Expected behavior Not getting repeated/duplicated features.
Screenshots Shown above.
Desktop (please complete the following information):
- Ubuntu 20.04
- Feature Engine 1.4.0
Thanks in Advance,
Alfonso
Hi @datacubeR
Thank you for raising the issue. Apologies for the delay. I was on holidays until yesterday.
To check if I understand this correctly, the first pipeline should return these columns: ['age', 'fare', 'embarked', 'pclass', 'sex', 'pclass sex']
but it is instead returning this columns: ['pclass', 'sex', 'age', 'fare', 'embarked', 'pclass', 'sex', 'pclass sex']
The DropDuplicates() would not identify the duplicated variables, because the original inputs are integers and the returned by the PolynomialFeatures are floats (it evaluates the variable values and not he variable names). The funny output is then returned by pandas because there are duplicated variable names, yet, they have different values. So in this case DropDuplicates is not to blame, it is pandas ;)
This is a fairly straightforward fix. We need to remove the duplicated variables in the transform method, probably here: https://github.com/feature-engine/feature_engine/blob/60a70455465be305e9b9e1b3fc17dfbcd1ca2ae8/feature_engine/wrappers/wrappers.py#L281-L285
the duplicated variables are in essence the input features.
And the thing that is slightly more complicated, is to adjust the output of the method get_feature_names_out() to display the right features.
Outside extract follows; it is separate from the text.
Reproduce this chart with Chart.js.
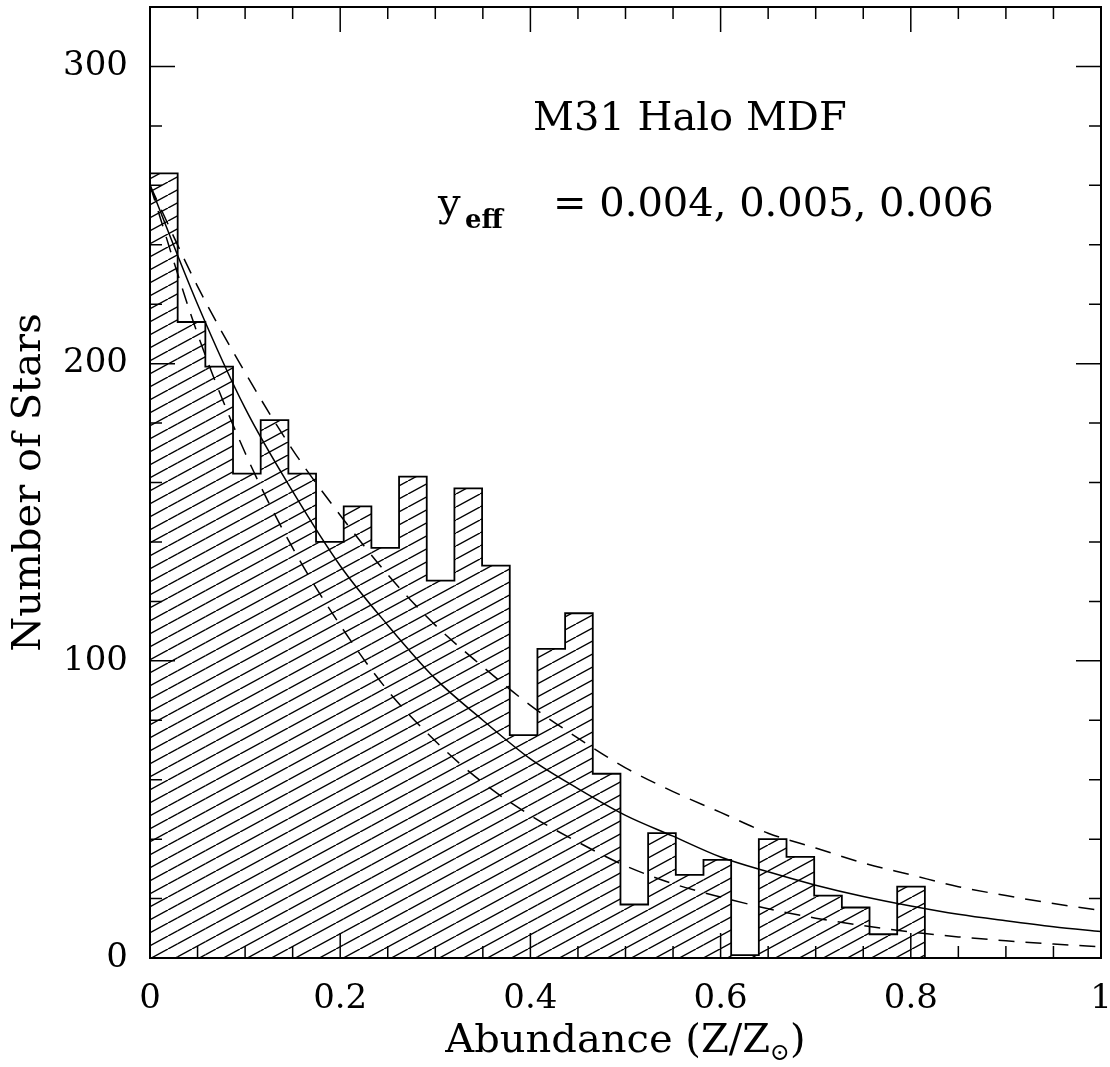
<!DOCTYPE html>
<html>
<head>
<meta charset="utf-8">
<script src="https://cdn.jsdelivr.net/npm/chart.js@4.4.1/dist/chart.umd.min.js"></script>
<style>
html,body{margin:0;padding:0;background:#fff;}
#wrap{width:1110px;height:1067px;}
</style>
</head>
<body>
<div id="wrap"><canvas id="c" width="1110" height="1067"></canvas></div>
<script>
// ---- data ----
const binEdges = [0, 0.0291, 0.0582, 0.0873, 0.1164, 0.1455, 0.1746, 0.2037, 0.2328, 0.2619,
  0.2910, 0.3201, 0.3492, 0.3783, 0.4074, 0.4365, 0.4656, 0.4947, 0.5238, 0.5529,
  0.5820, 0.6111, 0.6402, 0.6693, 0.6984, 0.7275, 0.7566, 0.7857, 0.8148];
const binCounts = [264, 214, 199, 163, 181, 163, 140, 152, 138, 162, 127, 158, 132, 75,
  104, 116, 62, 18, 42, 28, 33, 1, 40, 34, 21, 17, 8, 24];

const curveZ = [0, 0.05, 0.10, 0.15, 0.20, 0.25, 0.30, 0.35, 0.40, 0.45, 0.50,
  0.55, 0.60, 0.65, 0.70, 0.75, 0.80, 0.85, 0.90, 0.95, 1.00];
const modelY004 = [260, 210, 170, 138, 112, 90, 73, 59, 48, 39, 31, 25, 20.5, 16.6, 13.4, 10.9, 8.8, 7.1, 5.8, 4.7, 3.8];
const modelY005 = [260, 220, 185, 157, 132, 112, 94, 80, 67, 57, 48, 41, 34, 29, 24.5, 20.7, 17.5, 14.7, 12.5, 10.5, 8.9];
const modelY006 = [260, 226, 197, 171, 149, 129, 112, 98, 85, 74, 64, 56, 49, 42, 37, 32, 28, 24, 21, 18.3, 16];

const xTickValues = [0, 0.05, 0.1, 0.15, 0.2, 0.25, 0.3, 0.35, 0.4, 0.45, 0.5,
  0.55, 0.6, 0.65, 0.7, 0.75, 0.8, 0.85, 0.9, 0.95, 1];
const xMajorTicks = [0, 0.2, 0.4, 0.6, 0.8, 1];
const xMajorLabels = ['0', '0.2', '0.4', '0.6', '0.8', '1'];
const yTickValues = [0, 20, 40, 60, 80, 100, 120, 140, 160, 180, 200, 220, 240, 260, 280, 300, 320];
const yMajorTicks = [0, 100, 200, 300];
const yMajorLabels = ['0', '100', '200', '300'];

const titleText = 'M31 Halo MDF';
const yieldLabel = '= 0.004, 0.005, 0.006';

// ---- helpers ----
function majorIndex(list, v) {
  return list.findIndex(m => Math.abs(m - v) < 1e-9);
}
function makeHatch() {
  const W = 24, H = 13;
  const t = document.createElement('canvas');
  t.width = W; t.height = H;
  const g = t.getContext('2d');
  g.strokeStyle = '#000';
  g.lineWidth = 1.4;
  g.beginPath();
  for (let k = -1; k <= 1; k++) {
    g.moveTo(k * W, H);
    g.lineTo(k * W + W, 0);
  }
  g.stroke();
  return document.getElementById('c').getContext('2d').createPattern(t, 'repeat');
}

const FONT = '"DejaVu Serif", "Liberation Serif", serif';

const framePlugin = {
  id: 'frameTicks',
  afterDatasetsDraw(chart) {
    const {ctx, chartArea: a, scales: {x, y}} = chart;
    ctx.save();
    ctx.strokeStyle = '#000';
    ctx.lineWidth = 1.5;
    ctx.beginPath();
    x.ticks.forEach(t => {
      const px = x.getPixelForValue(t.value);
      const len = majorIndex(xMajorTicks, t.value) >= 0 ? 25 : 12;
      ctx.moveTo(px, a.bottom); ctx.lineTo(px, a.bottom - len);
      ctx.moveTo(px, a.top); ctx.lineTo(px, a.top + len);
    });
    y.ticks.forEach(t => {
      const py = y.getPixelForValue(t.value);
      const len = majorIndex(yMajorTicks, t.value) >= 0 ? 25 : 12;
      ctx.moveTo(a.left, py); ctx.lineTo(a.left + len, py);
      ctx.moveTo(a.right, py); ctx.lineTo(a.right - len, py);
    });
    ctx.stroke();
    ctx.lineWidth = 2;
    ctx.strokeRect(a.left, a.top, a.right - a.left, a.bottom - a.top);
    ctx.restore();
  },
  afterDraw(chart) {
    const {ctx, chartArea: a} = chart;
    ctx.save();
    ctx.fillStyle = '#000';
    ctx.textBaseline = 'alphabetic';
    ctx.textAlign = 'left';
    // title
    ctx.font = '40px ' + FONT;
    ctx.fillText(titleText, 533, 130);
    // y_eff line
    ctx.fillText('y', 438, 216);
    ctx.font = 'bold 26px ' + FONT;
    ctx.fillText('eff', 465, 228);
    ctx.font = '40px ' + FONT;
    ctx.fillText(yieldLabel, 553, 216);
    // x axis title with subscript sun symbol
    const main = 'Abundance (Z/Z', sub = '\u2299', close = ')';
    ctx.font = '40px ' + FONT;
    const wMain = ctx.measureText(main).width;
    const wClose = ctx.measureText(close).width;
    ctx.font = '24px ' + FONT;
    const wSub = ctx.measureText(sub).width;
    const total = wMain + wSub + wClose;
    let sx = (a.left + a.right) / 2 - total / 2;
    const base = 1052;
    ctx.font = '40px ' + FONT;
    ctx.fillText(main, sx, base);
    ctx.font = '24px ' + FONT;
    ctx.fillText(sub, sx + wMain, base + 8);
    ctx.font = '40px ' + FONT;
    ctx.fillText(close, sx + wMain + wSub, base);
    ctx.restore();
  }
};

const hatch = makeHatch();

const histBars = binCounts.map((c, i) => ({x: (binEdges[i] + binEdges[i + 1]) / 2, y: c}));
const histOutline = [{x: binEdges[0], y: 0}]
  .concat(binCounts.map((c, i) => ({x: binEdges[i], y: c})))
  .concat([{x: binEdges[binEdges.length - 1], y: 0}]);
const toPts = arr => arr.map((v, i) => ({x: curveZ[i], y: v}));

new Chart(document.getElementById('c'), {
  type: 'bar',
  data: {
    datasets: [
      {
        type: 'line', label: 'y_eff = 0.005', data: toPts(modelY005),
        borderColor: '#000', borderWidth: 1.5, pointRadius: 0, fill: false,
        cubicInterpolationMode: 'monotone', order: 1
      },
      {
        type: 'line', label: 'y_eff = 0.004', data: toPts(modelY004),
        borderColor: '#000', borderWidth: 1.5, borderDash: [16, 11], pointRadius: 0, fill: false,
        cubicInterpolationMode: 'monotone', order: 1
      },
      {
        type: 'line', label: 'y_eff = 0.006', data: toPts(modelY006),
        borderColor: '#000', borderWidth: 1.5, borderDash: [16, 11], pointRadius: 0, fill: false,
        cubicInterpolationMode: 'monotone', order: 1
      },
      {
        type: 'line', label: 'histogram outline', data: histOutline, stepped: 'before',
        borderColor: '#000', borderWidth: 1.8, pointRadius: 0, fill: false, order: 2
      },
      {
        type: 'bar', label: 'M31 halo stars', data: histBars,
        backgroundColor: hatch, borderWidth: 0, barPercentage: 1, categoryPercentage: 1,
        inflateAmount: 0, order: 3
      }
    ]
  },
  options: {
    responsive: false,
    animation: false,
    devicePixelRatio: 1,
    layout: {padding: {top: 7, right: 9, left: 0, bottom: 0}},
    plugins: {legend: {display: false}, tooltip: {enabled: false}},
    scales: {
      x: {
        type: 'linear', min: 0, max: 1, offset: false,
        grid: {display: false, drawTicks: false},
        border: {display: false},
        afterBuildTicks: s => { s.ticks = xTickValues.map(v => ({value: v})); },
        afterFit: s => { s.height = 109; s.paddingLeft = 0; s.paddingRight = 0; s.paddingTop = 0; s.paddingBottom = 0; },
        ticks: {
          autoSkip: false, maxRotation: 0, padding: 21, color: '#000',
          font: {family: FONT, size: 34},
          callback: v => { const i = majorIndex(xMajorTicks, v); return i >= 0 ? xMajorLabels[i] : ''; }
        }
      },
      y: {
        type: 'linear', min: 0, max: 320,
        grid: {display: false, drawTicks: false},
        border: {display: false},
        afterBuildTicks: s => { s.ticks = yTickValues.map(v => ({value: v})); },
        afterFit: s => { s.width = 150; s.paddingLeft = 0; s.paddingRight = 0; s.paddingTop = 0; s.paddingBottom = 0; },
        title: {display: true, text: 'Number of Stars', color: '#000',
          font: {family: FONT, size: 40}, padding: {top: 6, bottom: 0}},
        ticks: {
          autoSkip: false, padding: 22, color: '#000',
          font: {family: FONT, size: 34},
          callback: v => { const i = majorIndex(yMajorTicks, v); return i >= 0 ? yMajorLabels[i] : ''; }
        }
      }
    }
  },
  plugins: [framePlugin]
});
</script>
</body>
</html>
We need to separate this block of code in 2:
https://github.com/feature-engine/feature_engine/blob/60a70455465be305e9b9e1b3fc17dfbcd1ca2ae8/feature_engine/wrappers/wrappers.py#L369-L378
the first one, as is, only valid for the OneHotEncoder, and then a second one, where we need to adapt to correctly display the feature names if wrapping the PolynomialFeatures.
Would you like to give it a go at fixing the class?
Hi @solegalli,
I would love to give it a try. The thing I would like to understand better is that it seems you think the problem is the SklearnTransformerWrapper not the PolynomialFeatures nor the DropDuplicatesFeatures.
On that note, do you thing is an expected behavior to not detect Duplicate Features when the only difference is DataType?
Thanks and I'll keep you posted!!
Yes. The PolynomialFeatures from sklearn is designed to just return the polynomial features. It operates over the entire dataset. As such, the result will have the original features, which are the features exponentiated to 1.
The SklearnTransformerWrapper, applies the PolynomialFeatures to a selected group of variables, and the appends the result to the original data, creating the duplication. Thus, we need to fix this issue.